-------- Given material --------

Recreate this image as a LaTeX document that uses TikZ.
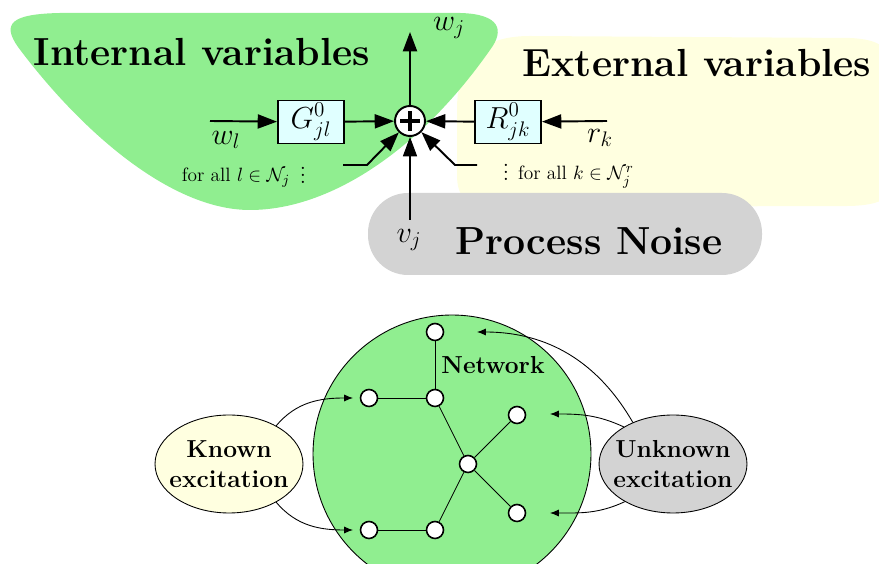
\documentclass[tikz,border=0pt]{standalone}
\usepackage{tikz}
\usepackage{amsmath}
\usetikzlibrary{arrows.meta,shapes.geometric}

\definecolor{lgreen}{RGB}{144,238,144}
\definecolor{lyellow}{RGB}{255,255,224}
\definecolor{lgray}{RGB}{211,211,211}
\definecolor{lcyan}{RGB}{224,255,255}

\begin{document}
\begin{tikzpicture}[x=0.02cm,y=0.02cm,
		sig/.style={line width=1.1pt,-{Triangle[length=11pt,width=8pt]}},
		blk/.style={draw,line width=1.1pt,fill=lcyan,minimum width=1.32cm,minimum height=0.86cm,inner sep=0pt,font=\fontsize{18}{22}\selectfont},
		lbl/.style={font=\fontsize{18}{22}\selectfont},
		big/.style={anchor=base,font=\fontsize{22.3}{26}\selectfont\bfseries},
		forall/.style={inner sep=0pt,font=\fontsize{11}{13}\selectfont},
		vert/.style={circle,draw,fill=white,line width=0.9pt,minimum size=0.34cm,inner sep=0pt},
		exc/.style={ellipse,draw,line width=0.5pt,minimum width=2.96cm,minimum height=1.96cm,inner sep=0pt},
		exctext/.style={align=center,inner sep=0pt,font=\fontsize{14}{17}\selectfont\bfseries},
		feed/.style={line width=0.5pt,-{Latex[length=5pt,width=4pt]}}
	]
		\useasboundingbox (0,0) rectangle (879,564);

		\fill[lyellow] (530,528) -- (850,526) .. controls (895,524) and (900,505) .. (900,440)
			-- (900,400) .. controls (900,365) and (880,359) .. (850,358) -- (490,357)
			.. controls (465,357) and (457,369) .. (457,389) -- (457,454)
			.. controls (457,504) and (480,528) .. (530,528) -- cycle;
		\fill[lgreen] (250,354) .. controls (170,354) and (80,434) .. (18,517)
			.. controls (2,540) and (10,550) .. (60,551) -- (460,551)
			.. controls (500,550) and (505,534) .. (490,514)
			.. controls (420,414) and (330,354) .. (250,354) -- cycle;
		\fill[lgray, rounded corners=0.8cm] (368,289) rectangle (762,371);

		\node[big] (intl) at (202,498) {Internal variables};
		\node[big] (extl) at (697,487) {External variables};
		\node[big] (noisel) at (589,309) {Process Noise};

		\node[circle,draw,fill=white,line width=1.1pt,minimum size=0.6cm,inner sep=0pt] (sum) at (410,443) {};
		\draw[line width=2.3pt] (sum.center) +(-10,0) -- +(10,0);
		\draw[line width=2.3pt] (sum.center) +(0,-10) -- +(0,10);

		\node[blk] (G) at (311,442) {$G^0_{jl}$};
		\node[blk] (R) at (508,442) {$R^0_{jk}$};

		\coordinate (wl) at (210,443);
		\coordinate (wj) at (410,532);
		\coordinate (rk) at (607,443);
		\coordinate (vj) at (410,344);
		\coordinate (in1) at (343,399);
		\coordinate (in2) at (477,399);

		\draw[sig] (wl) -- (G);
		\draw[sig] (G) -- (sum);
		\draw[sig] (rk) -- (R);
		\draw[sig] (R) -- (sum);
		\draw[sig] (sum) -- (wj);
		\draw[sig, line width=0.6pt] (vj) -- (sum);
		\draw[sig] (in1) -- ++(24,0) -- (sum);
		\draw[sig] (in2) -- ++(-22,0) -- (sum);

		\node[lbl] (wjl) at (449,536) {$w_j$};
		\node[lbl] (wll) at (226,424) {$w_l$};
		\node[lbl] (rkl) at (600,426) {$r_k$};
		\node[lbl] (vjl) at (409,324) {$v_j$};

		\node[forall,font=\fontsize{13}{15}\selectfont] (dots1) at (303,394) {$\vdots$};
		\node[forall,font=\fontsize{13}{15}\selectfont] (dots2) at (506,397) {$\vdots$};
		\node[forall] (alll) at (236,386) {for all $l\in\mathcal{N}_j$};
		\node[forall] (allk) at (576,387) {for all $k\in\mathcal{N}_j^r$};

		\node[circle,draw,fill=lgreen,line width=0.5pt,minimum size=5.56cm,inner sep=0pt] (net) at (452,110) {};
		\node[anchor=base,font=\fontsize{14}{17}\selectfont\bfseries] (netl) at (493,190) {Network};

		\node[vert] (n1) at (435,232) {};
		\node[vert] (n2) at (435,166) {};
		\node[vert] (n3) at (369,166) {};
		\node[vert] (n4) at (468,100) {};
		\node[vert] (n5) at (517,149) {};
		\node[vert] (n6) at (517,51) {};
		\node[vert] (n7) at (435,34) {};
		\node[vert] (n8) at (369,34) {};

		\draw[line width=0.5pt] (n1) -- (n2);
		\draw[line width=0.5pt] (n3) -- (n2);
		\draw[line width=0.5pt] (n2) -- (n4);
		\draw[line width=0.5pt] (n4) -- (n5);
		\draw[line width=0.5pt] (n4) -- (n6);
		\draw[line width=0.5pt] (n4) -- (n7);
		\draw[line width=0.5pt] (n7) -- (n8);

		\node[exc,fill=lyellow] (known) at (229,100) {};
		\node[exctext] (knownl) at (known) {Known\\excitation};
		\node[exc,fill=lgray] (unknown) at (673,100) {};
		\node[exctext] (unknownl) at (unknown) {Unknown\\excitation};

		\coordinate (t3) at (353,166);
		\coordinate (t8) at (353,34);
		\coordinate (t1) at (477,232);
		\coordinate (t5) at (550,150);
		\coordinate (t6) at (550,51);

		\draw[feed] (known.39) to[out=50,in=180] (t3);
		\draw[feed] (known.-39) to[out=-50,in=180] (t8);
		\draw[feed] (unknown.134) to[out=120,in=0] (t1);
		\draw[feed] (unknown.143) to[out=155,in=0] (t5);
		\draw[feed] (unknown.218) to[out=205,in=0] (t6);
	\end{tikzpicture}
\end{document}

--------

* **Set task**
Set the data above down again exactly as given, with no pictures.

* **Response**
Recreate this image as a LaTeX document that uses TikZ.
\documentclass[tikz,border=0pt]{standalone}
\usepackage{tikz}
\usepackage{amsmath}
\usetikzlibrary{arrows.meta,shapes.geometric}

\definecolor{lgreen}{RGB}{144,238,144}
\definecolor{lyellow}{RGB}{255,255,224}
\definecolor{lgray}{RGB}{211,211,211}
\definecolor{lcyan}{RGB}{224,255,255}

\begin{document}
\begin{tikzpicture}[x=0.02cm,y=0.02cm,
		sig/.style={line width=1.1pt,-{Triangle[length=11pt,width=8pt]}},
		blk/.style={draw,line width=1.1pt,fill=lcyan,minimum width=1.32cm,minimum height=0.86cm,inner sep=0pt,font=\fontsize{18}{22}\selectfont},
		lbl/.style={font=\fontsize{18}{22}\selectfont},
		big/.style={anchor=base,font=\fontsize{22.3}{26}\selectfont\bfseries},
		forall/.style={inner sep=0pt,font=\fontsize{11}{13}\selectfont},
		vert/.style={circle,draw,fill=white,line width=0.9pt,minimum size=0.34cm,inner sep=0pt},
		exc/.style={ellipse,draw,line width=0.5pt,minimum width=2.96cm,minimum height=1.96cm,inner sep=0pt},
		exctext/.style={align=center,inner sep=0pt,font=\fontsize{14}{17}\selectfont\bfseries},
		feed/.style={line width=0.5pt,-{Latex[length=5pt,width=4pt]}}
	]
		\useasboundingbox (0,0) rectangle (879,564);

		\fill[lyellow] (530,528) -- (850,526) .. controls (895,524) and (900,505) .. (900,440)
			-- (900,400) .. controls (900,365) and (880,359) .. (850,358) -- (490,357)
			.. controls (465,357) and (457,369) .. (457,389) -- (457,454)
			.. controls (457,504) and (480,528) .. (530,528) -- cycle;
		\fill[lgreen] (250,354) .. controls (170,354) and (80,434) .. (18,517)
			.. controls (2,540) and (10,550) .. (60,551) -- (460,551)
			.. controls (500,550) and (505,534) .. (490,514)
			.. controls (420,414) and (330,354) .. (250,354) -- cycle;
		\fill[lgray, rounded corners=0.8cm] (368,289) rectangle (762,371);

		\node[big] (intl) at (202,498) {Internal variables};
		\node[big] (extl) at (697,487) {External variables};
		\node[big] (noisel) at (589,309) {Process Noise};

		\node[circle,draw,fill=white,line width=1.1pt,minimum size=0.6cm,inner sep=0pt] (sum) at (410,443) {};
		\draw[line width=2.3pt] (sum.center) +(-10,0) -- +(10,0);
		\draw[line width=2.3pt] (sum.center) +(0,-10) -- +(0,10);

		\node[blk] (G) at (311,442) {$G^0_{jl}$};
		\node[blk] (R) at (508,442) {$R^0_{jk}$};

		\coordinate (wl) at (210,443);
		\coordinate (wj) at (410,532);
		\coordinate (rk) at (607,443);
		\coordinate (vj) at (410,344);
		\coordinate (in1) at (343,399);
		\coordinate (in2) at (477,399);

		\draw[sig] (wl) -- (G);
		\draw[sig] (G) -- (sum);
		\draw[sig] (rk) -- (R);
		\draw[sig] (R) -- (sum);
		\draw[sig] (sum) -- (wj);
		\draw[sig, line width=0.6pt] (vj) -- (sum);
		\draw[sig] (in1) -- ++(24,0) -- (sum);
		\draw[sig] (in2) -- ++(-22,0) -- (sum);

		\node[lbl] (wjl) at (449,536) {$w_j$};
		\node[lbl] (wll) at (226,424) {$w_l$};
		\node[lbl] (rkl) at (600,426) {$r_k$};
		\node[lbl] (vjl) at (409,324) {$v_j$};

		\node[forall,font=\fontsize{13}{15}\selectfont] (dots1) at (303,394) {$\vdots$};
		\node[forall,font=\fontsize{13}{15}\selectfont] (dots2) at (506,397) {$\vdots$};
		\node[forall] (alll) at (236,386) {for all $l\in\mathcal{N}_j$};
		\node[forall] (allk) at (576,387) {for all $k\in\mathcal{N}_j^r$};

		\node[circle,draw,fill=lgreen,line width=0.5pt,minimum size=5.56cm,inner sep=0pt] (net) at (452,110) {};
		\node[anchor=base,font=\fontsize{14}{17}\selectfont\bfseries] (netl) at (493,190) {Network};

		\node[vert] (n1) at (435,232) {};
		\node[vert] (n2) at (435,166) {};
		\node[vert] (n3) at (369,166) {};
		\node[vert] (n4) at (468,100) {};
		\node[vert] (n5) at (517,149) {};
		\node[vert] (n6) at (517,51) {};
		\node[vert] (n7) at (435,34) {};
		\node[vert] (n8) at (369,34) {};

		\draw[line width=0.5pt] (n1) -- (n2);
		\draw[line width=0.5pt] (n3) -- (n2);
		\draw[line width=0.5pt] (n2) -- (n4);
		\draw[line width=0.5pt] (n4) -- (n5);
		\draw[line width=0.5pt] (n4) -- (n6);
		\draw[line width=0.5pt] (n4) -- (n7);
		\draw[line width=0.5pt] (n7) -- (n8);

		\node[exc,fill=lyellow] (known) at (229,100) {};
		\node[exctext] (knownl) at (known) {Known\\excitation};
		\node[exc,fill=lgray] (unknown) at (673,100) {};
		\node[exctext] (unknownl) at (unknown) {Unknown\\excitation};

		\coordinate (t3) at (353,166);
		\coordinate (t8) at (353,34);
		\coordinate (t1) at (477,232);
		\coordinate (t5) at (550,150);
		\coordinate (t6) at (550,51);

		\draw[feed] (known.39) to[out=50,in=180] (t3);
		\draw[feed] (known.-39) to[out=-50,in=180] (t8);
		\draw[feed] (unknown.134) to[out=120,in=0] (t1);
		\draw[feed] (unknown.143) to[out=155,in=0] (t5);
		\draw[feed] (unknown.218) to[out=205,in=0] (t6);
	\end{tikzpicture}
\end{document}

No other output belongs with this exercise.